Manager, development bank, Latin America

Our sources believe there are 2 main risks facing Blink. The first is that of security. “In Bolivia and poor countries, if a taxi is going to have more than 200 Bs (almost USD 30) on a regular basis, it will attract the attention of criminals. The second risk is the business model, “While this is an interesting business model, there is a risk that the users and intermediaries could be scammed. Let’s not forget that Uber is leaving Bolivia precisely because of this – the taxis do not pay the money they owe.”

Even so, the general perspectives of the consulted sources are quite optimistic. “It’s a great idea and that after launching in Bolivia, I’m sure it will make the leap to several countries,” said one senior executive at a Bolivian bank. In this regard, Henry Medina, CEO of Blink, precisely explains that the idea after launching it in Bolivia in late April or early May, is to expand to the world. “Currently in Bolivia we have the support of Banco de Crédito BCP, which is also the largest bank in Peru,” he said.

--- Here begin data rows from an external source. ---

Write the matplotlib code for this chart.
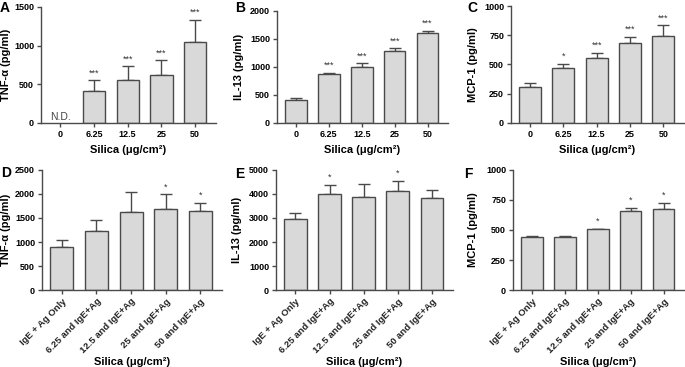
import matplotlib.pyplot as plt
import numpy as np

plt.rcParams['font.family'] = ['Liberation Sans', 'DejaVu Sans']

# Data
doses = ['0', '6.25', '12.5', '25', '50']
doses_ag = ['IgE + Ag Only', '6.25 and IgE+Ag', '12.5 and IgE+Ag', '25 and IgE+Ag', '50 and IgE+Ag']

tnf_mean = [np.nan, 411, 553, 626, 1050]
tnf_sem = [0, 142, 180, 184, 283]
tnf_sig = ['', '***', '***', '***', '***']

il13_mean = [417, 869, 1000, 1280, 1607]
il13_sem = [29, 30, 65, 53, 42]
il13_sig = ['', '***', '***', '***', '***']

mcp_mean = [307, 474, 554, 682, 744]
mcp_sem = [34, 29, 43, 57, 91]
mcp_sig = ['', '*', '***', '***', '***']

tnf_ag_mean = [896, 1222, 1618, 1688, 1639]
tnf_ag_sem = [139, 229, 417, 305, 174]
tnf_ag_sig = ['', '', '', '*', '*']

il13_ag_mean = [2944, 3986, 3873, 4127, 3817]
il13_ag_sem = [267, 380, 550, 422, 338]
il13_ag_sig = ['', '*', '', '*', '']

mcp_ag_mean = [438, 443, 506, 659, 676]
mcp_ag_sem = [14, 3, 5, 26, 51]
mcp_ag_sig = ['', '', '*', '*', '*']

BAR = '#d9d9d9'
EDGE = '#4a4a4a'
W, H = 685, 367

fig = plt.figure(figsize = (6.85, 3.67), dpi = 100)


def make_ax(box):
    x0, x1, ytop, ybot = box
    return fig.add_axes([x0 / W, 1 - ybot / H, (x1 - x0) / W, (ybot - ytop) / H])


def panel(box, letter, letter_xy, ylab_x, xlab_y, labels, mean, sem, sig, ylabel, ymax, ystep, rotate, nd = False):
    ax = make_ax(box)
    x0, x1, ytop, ybot = box
    x = np.arange(len(labels))
    ax.bar(x, mean, width = 0.66, color = BAR, edgecolor = EDGE, linewidth = 1.0, zorder = 2)
    ax.errorbar(x, mean, yerr = [np.zeros(len(x)), sem], fmt = 'none', ecolor = EDGE,
                elinewidth = 1.0, capsize = 4, capthick = 1.0, zorder = 1)
    for xi, m, s, t in zip(x, mean, sem, sig):
        if t and not np.isnan(m):
            ax.text(xi, m + s + ymax * 0.025, t, ha = 'center', va = 'bottom',
                    fontsize = 6.5, color = '#333333')
    if nd:
        ax.text(0, ymax * 0.005, 'N.D.', ha = 'center', va = 'bottom', fontsize = 7.5, color = '#444444')
    ax.set_xlim(-0.57, 4.62)
    ax.set_ylim(0, ymax)
    ax.set_yticks(np.arange(0, ymax + 1, ystep))
    ax.set_xticks(x)
    for s in ['top', 'right']:
        ax.spines[s].set_visible(False)
    for s in ['left', 'bottom']:
        ax.spines[s].set_color(EDGE)
        ax.spines[s].set_linewidth(1.0)
    ax.tick_params(axis = 'both', colors = EDGE, width = 1.0, length = 3, labelsize = 6.5, pad = 2)
    for lab in ax.get_yticklabels():
        lab.set_fontweight('bold')
        lab.set_color('black')
    if rotate:
        ax.set_xticklabels(labels, rotation = 45, ha = 'right', rotation_mode = 'anchor',
                           fontsize = 6.8, fontweight = 'bold', color = '#222222')
    else:
        ax.set_xticklabels(labels, fontsize = 6.5, fontweight = 'bold', color = 'black')
    ax.set_xlabel('Silica (\u03bcg/cm\u00b2)', fontsize = 8, fontweight = 'bold', va = 'center')
    ax.xaxis.set_label_coords(0.5, (ybot - xlab_y) / (ybot - ytop))
    ax.set_ylabel(ylabel, fontsize = 8, fontweight = 'bold', va = 'center')
    ax.yaxis.set_label_coords((ylab_x - x0) / (x1 - x0), 0.5)
    fig.text(letter_xy[0] / W, 1 - letter_xy[1] / H, letter, fontsize = 10, fontweight = 'bold',
             ha = 'left', va = 'center')
    return ax


panel((41, 216, 7, 123), 'A', (0, 8), 6, 150, doses, tnf_mean, tnf_sem, tnf_sig,
      'TNF-\u03b1 (pg/ml)', 1500, 500, False, nd = True)
panel((277, 448, 11, 123), 'B', (235, 8), 239, 150, doses, il13_mean, il13_sem, il13_sig,
      'IL-13 (pg/ml)', 2000, 500, False)
panel((511, 684, 6, 123), 'C', (467, 8), 473, 150, doses, mcp_mean, mcp_sem, mcp_sig,
      'MCP-1 (pg/ml)', 1000, 250, False)
panel((42, 222, 170, 290), 'D', (1, 173), 6, 362, doses_ag, tnf_ag_mean, tnf_ag_sem, tnf_ag_sig,
      'TNF-\u03b1 (pg/ml)', 2500, 500, True)
panel((276, 453, 170, 290), 'E', (235, 174), 237, 362, doses_ag, il13_ag_mean, il13_ag_sem, il13_ag_sig,
      'IL-13 (pg/ml)', 5000, 1000, True)
panel((513, 684, 170, 290), 'F', (464, 174), 473, 362, doses_ag, mcp_ag_mean, mcp_ag_sem, mcp_ag_sig,
      'MCP-1 (pg/ml)', 1000, 250, True)

fig.savefig('out.png', dpi = 100)
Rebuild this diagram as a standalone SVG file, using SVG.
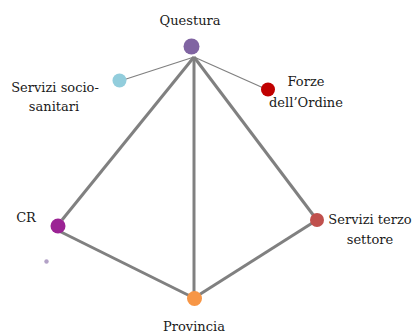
<svg xmlns="http://www.w3.org/2000/svg" width="413" height="336" viewBox="0 0 413 336">
<style>
.lbl{font-family:'DejaVu Serif',serif;font-size:13px;fill:#1a1a1a;text-anchor:middle}
.thick{stroke:#808080;stroke-width:3;fill:none}
.thin{stroke:#808080;stroke-width:1.2;fill:none}
</style>
<rect width="413" height="336" fill="#ffffff"/>
<g id="connectors">
<line class="thin" x1="194" y1="57" x2="120" y2="81"/>
<line class="thin" x1="194" y1="57" x2="268" y2="90"/>
<line class="thick" x1="194" y1="57" x2="62" y2="220"/>
<line class="thick" x1="194" y1="57" x2="194" y2="298"/>
<line class="thick" x1="194" y1="57" x2="317" y2="220"/>
<line class="thick" x1="55" y1="229" x2="194" y2="298"/>
<line class="thick" x1="317" y1="220" x2="194" y2="298"/>
</g>
<g id="questura">
<circle cx="191.5" cy="46.5" r="8" fill="#8064A2"/>
<text class="lbl" x="190" y="25">Questura</text>
</g>
<g id="socio">
<circle cx="119.5" cy="80.5" r="7" fill="#92CDDC"/>
<text class="lbl" x="55" y="92">Servizi socio-</text>
<text class="lbl" x="54" y="111">sanitari</text>
</g>
<g id="forze">
<circle cx="268" cy="89.5" r="7" fill="#C00000"/>
<text class="lbl" x="306" y="86">Forze</text>
<text class="lbl" x="306" y="107">dell’Ordine</text>
</g>
<g id="cr">
<circle cx="58" cy="226" r="7.5" fill="#9B2394"/>
<text class="lbl" x="26" y="222">CR</text>
</g>
<g id="terzo">
<circle cx="317" cy="220" r="7" fill="#C0504D"/>
<text class="lbl" x="370" y="224">Servizi terzo</text>
<text class="lbl" x="370" y="244">settore</text>
</g>
<g id="provincia">
<circle cx="194.5" cy="298.5" r="7.5" fill="#F79646"/>
<text class="lbl" x="194" y="331">Provincia</text>
</g>
<g id="dot">
<circle cx="46.5" cy="261.5" r="2.2" fill="#B3A2C7"/>
</g>
</svg>
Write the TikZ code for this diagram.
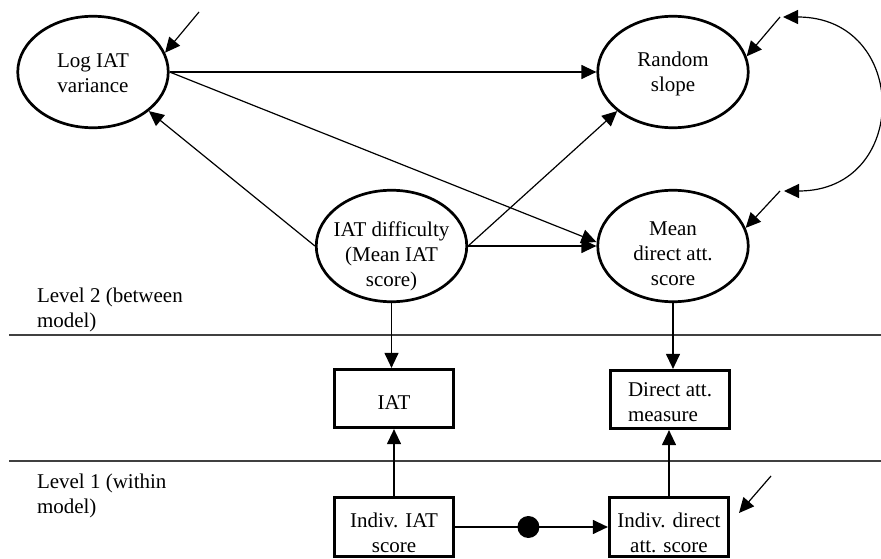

“Although there is no specific regulation, since it will become a money intermediary, the ASFI, at any time, could issue a resolution that restricts this activity,”

Executive, Bolivian bank

The executive of a Bolivian bank believes Blink should go international sooner rather than later, “Although there is no specific regulation, since it will become a money intermediary, the ASFI (Banking System Supervision Authority), at any time could issue a resolution that restricts Blinks activity. Also, they will need to raise capital to grow and in Bolivia this is difficult, if not impossible.”